**Exercise**
Which lines run from the one containing "Clone this chart in matplotlib." to the end of the entries? Quote them exactly, and nothing else.

[Data extracted from a collection]
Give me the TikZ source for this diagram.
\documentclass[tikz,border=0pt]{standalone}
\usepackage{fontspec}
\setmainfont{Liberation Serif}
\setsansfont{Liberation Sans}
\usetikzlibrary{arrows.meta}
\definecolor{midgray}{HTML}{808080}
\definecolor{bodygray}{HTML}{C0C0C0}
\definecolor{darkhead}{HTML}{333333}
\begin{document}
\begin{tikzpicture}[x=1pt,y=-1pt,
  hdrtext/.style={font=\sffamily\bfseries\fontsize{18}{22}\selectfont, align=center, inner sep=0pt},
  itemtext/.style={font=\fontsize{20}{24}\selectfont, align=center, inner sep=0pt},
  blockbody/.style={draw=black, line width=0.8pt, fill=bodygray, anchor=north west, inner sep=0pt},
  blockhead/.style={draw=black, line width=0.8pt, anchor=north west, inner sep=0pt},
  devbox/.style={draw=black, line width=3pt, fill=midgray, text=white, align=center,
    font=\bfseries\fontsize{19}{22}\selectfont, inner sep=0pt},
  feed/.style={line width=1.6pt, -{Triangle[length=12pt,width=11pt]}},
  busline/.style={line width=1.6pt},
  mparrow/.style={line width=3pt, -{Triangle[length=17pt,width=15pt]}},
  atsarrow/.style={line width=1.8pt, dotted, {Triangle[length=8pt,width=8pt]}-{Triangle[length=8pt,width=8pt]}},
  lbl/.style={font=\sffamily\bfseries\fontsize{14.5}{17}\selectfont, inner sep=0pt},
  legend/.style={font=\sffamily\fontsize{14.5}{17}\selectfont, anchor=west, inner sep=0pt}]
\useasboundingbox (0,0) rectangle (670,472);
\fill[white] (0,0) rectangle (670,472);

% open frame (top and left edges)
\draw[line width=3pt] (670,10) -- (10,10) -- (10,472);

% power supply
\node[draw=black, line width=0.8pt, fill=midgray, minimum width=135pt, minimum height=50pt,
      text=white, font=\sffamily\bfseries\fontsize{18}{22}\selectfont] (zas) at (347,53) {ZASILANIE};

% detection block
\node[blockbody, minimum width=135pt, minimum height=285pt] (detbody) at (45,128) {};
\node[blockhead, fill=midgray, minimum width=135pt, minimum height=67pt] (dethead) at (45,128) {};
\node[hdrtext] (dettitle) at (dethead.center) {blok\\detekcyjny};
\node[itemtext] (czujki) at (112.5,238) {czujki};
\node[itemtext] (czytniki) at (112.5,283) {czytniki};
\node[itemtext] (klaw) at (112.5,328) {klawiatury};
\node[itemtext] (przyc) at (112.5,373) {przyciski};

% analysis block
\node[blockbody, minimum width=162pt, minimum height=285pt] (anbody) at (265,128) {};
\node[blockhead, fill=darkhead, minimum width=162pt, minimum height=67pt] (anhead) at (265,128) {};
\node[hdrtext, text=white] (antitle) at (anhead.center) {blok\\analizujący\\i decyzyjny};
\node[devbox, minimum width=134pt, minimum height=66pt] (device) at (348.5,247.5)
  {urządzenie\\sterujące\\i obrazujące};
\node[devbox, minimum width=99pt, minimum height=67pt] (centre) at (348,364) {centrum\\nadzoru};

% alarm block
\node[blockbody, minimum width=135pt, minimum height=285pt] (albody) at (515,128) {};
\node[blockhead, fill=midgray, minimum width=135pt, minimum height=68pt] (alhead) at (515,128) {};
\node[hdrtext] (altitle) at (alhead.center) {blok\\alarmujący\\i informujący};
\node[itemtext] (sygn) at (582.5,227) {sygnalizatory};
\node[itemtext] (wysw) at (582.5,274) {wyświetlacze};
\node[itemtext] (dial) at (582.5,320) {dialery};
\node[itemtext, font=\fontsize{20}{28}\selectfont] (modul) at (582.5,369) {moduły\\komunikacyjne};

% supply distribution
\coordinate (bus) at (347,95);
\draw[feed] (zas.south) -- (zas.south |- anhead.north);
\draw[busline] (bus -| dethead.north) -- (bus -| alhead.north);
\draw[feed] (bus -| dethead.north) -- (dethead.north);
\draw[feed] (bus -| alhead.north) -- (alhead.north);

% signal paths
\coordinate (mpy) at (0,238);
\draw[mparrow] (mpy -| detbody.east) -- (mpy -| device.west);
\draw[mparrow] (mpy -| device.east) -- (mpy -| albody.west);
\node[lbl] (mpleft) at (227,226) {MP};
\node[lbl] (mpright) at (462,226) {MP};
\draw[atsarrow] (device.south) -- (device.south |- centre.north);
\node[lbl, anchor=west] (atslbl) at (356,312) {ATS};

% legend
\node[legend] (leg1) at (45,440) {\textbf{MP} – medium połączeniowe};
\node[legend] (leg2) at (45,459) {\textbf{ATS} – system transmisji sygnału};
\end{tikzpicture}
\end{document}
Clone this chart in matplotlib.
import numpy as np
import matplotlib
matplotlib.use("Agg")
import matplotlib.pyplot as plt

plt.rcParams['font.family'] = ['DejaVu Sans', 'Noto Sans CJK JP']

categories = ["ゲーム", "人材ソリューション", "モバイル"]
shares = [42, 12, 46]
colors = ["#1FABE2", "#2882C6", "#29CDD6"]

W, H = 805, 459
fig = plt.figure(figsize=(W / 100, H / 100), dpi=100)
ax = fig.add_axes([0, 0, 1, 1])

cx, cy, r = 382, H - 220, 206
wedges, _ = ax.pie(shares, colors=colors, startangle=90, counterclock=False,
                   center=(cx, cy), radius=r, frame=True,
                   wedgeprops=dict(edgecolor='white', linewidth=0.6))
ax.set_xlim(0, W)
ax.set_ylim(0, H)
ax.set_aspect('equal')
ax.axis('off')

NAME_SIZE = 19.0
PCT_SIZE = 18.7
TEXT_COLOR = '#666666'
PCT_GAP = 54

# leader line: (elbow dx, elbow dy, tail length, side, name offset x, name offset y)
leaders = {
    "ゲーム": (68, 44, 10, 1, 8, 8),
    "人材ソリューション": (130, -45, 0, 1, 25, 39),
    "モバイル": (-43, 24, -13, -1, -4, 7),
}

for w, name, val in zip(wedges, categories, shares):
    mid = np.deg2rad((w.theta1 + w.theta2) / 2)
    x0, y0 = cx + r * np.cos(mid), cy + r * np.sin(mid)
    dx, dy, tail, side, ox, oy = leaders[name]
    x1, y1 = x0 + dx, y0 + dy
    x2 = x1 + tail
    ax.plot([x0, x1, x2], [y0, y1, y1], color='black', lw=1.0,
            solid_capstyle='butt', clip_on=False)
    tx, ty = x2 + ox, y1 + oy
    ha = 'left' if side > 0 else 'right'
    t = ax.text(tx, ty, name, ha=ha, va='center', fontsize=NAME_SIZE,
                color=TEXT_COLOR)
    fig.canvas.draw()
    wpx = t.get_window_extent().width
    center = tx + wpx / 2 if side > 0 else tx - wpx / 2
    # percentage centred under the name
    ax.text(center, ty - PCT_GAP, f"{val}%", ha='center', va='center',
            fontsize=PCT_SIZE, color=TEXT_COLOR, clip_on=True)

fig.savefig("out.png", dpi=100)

**Result of the task**
Clone this chart in matplotlib.
import numpy as np
import matplotlib
matplotlib.use("Agg")
import matplotlib.pyplot as plt

plt.rcParams['font.family'] = ['DejaVu Sans', 'Noto Sans CJK JP']

categories = ["ゲーム", "人材ソリューション", "モバイル"]
shares = [42, 12, 46]
colors = ["#1FABE2", "#2882C6", "#29CDD6"]

W, H = 805, 459
fig = plt.figure(figsize=(W / 100, H / 100), dpi=100)
ax = fig.add_axes([0, 0, 1, 1])

cx, cy, r = 382, H - 220, 206
wedges, _ = ax.pie(shares, colors=colors, startangle=90, counterclock=False,
                   center=(cx, cy), radius=r, frame=True,
                   wedgeprops=dict(edgecolor='white', linewidth=0.6))
ax.set_xlim(0, W)
ax.set_ylim(0, H)
ax.set_aspect('equal')
ax.axis('off')

NAME_SIZE = 19.0
PCT_SIZE = 18.7
TEXT_COLOR = '#666666'
PCT_GAP = 54

# leader line: (elbow dx, elbow dy, tail length, side, name offset x, name offset y)
leaders = {
    "ゲーム": (68, 44, 10, 1, 8, 8),
    "人材ソリューション": (130, -45, 0, 1, 25, 39),
    "モバイル": (-43, 24, -13, -1, -4, 7),
}

for w, name, val in zip(wedges, categories, shares):
    mid = np.deg2rad((w.theta1 + w.theta2) / 2)
    x0, y0 = cx + r * np.cos(mid), cy + r * np.sin(mid)
    dx, dy, tail, side, ox, oy = leaders[name]
    x1, y1 = x0 + dx, y0 + dy
    x2 = x1 + tail
    ax.plot([x0, x1, x2], [y0, y1, y1], color='black', lw=1.0,
            solid_capstyle='butt', clip_on=False)
    tx, ty = x2 + ox, y1 + oy
    ha = 'left' if side > 0 else 'right'
    t = ax.text(tx, ty, name, ha=ha, va='center', fontsize=NAME_SIZE,
                color=TEXT_COLOR)
    fig.canvas.draw()
    wpx = t.get_window_extent().width
    center = tx + wpx / 2 if side > 0 else tx - wpx / 2
    # percentage centred under the name
    ax.text(center, ty - PCT_GAP, f"{val}%", ha='center', va='center',
            fontsize=PCT_SIZE, color=TEXT_COLOR, clip_on=True)

fig.savefig("out.png", dpi=100)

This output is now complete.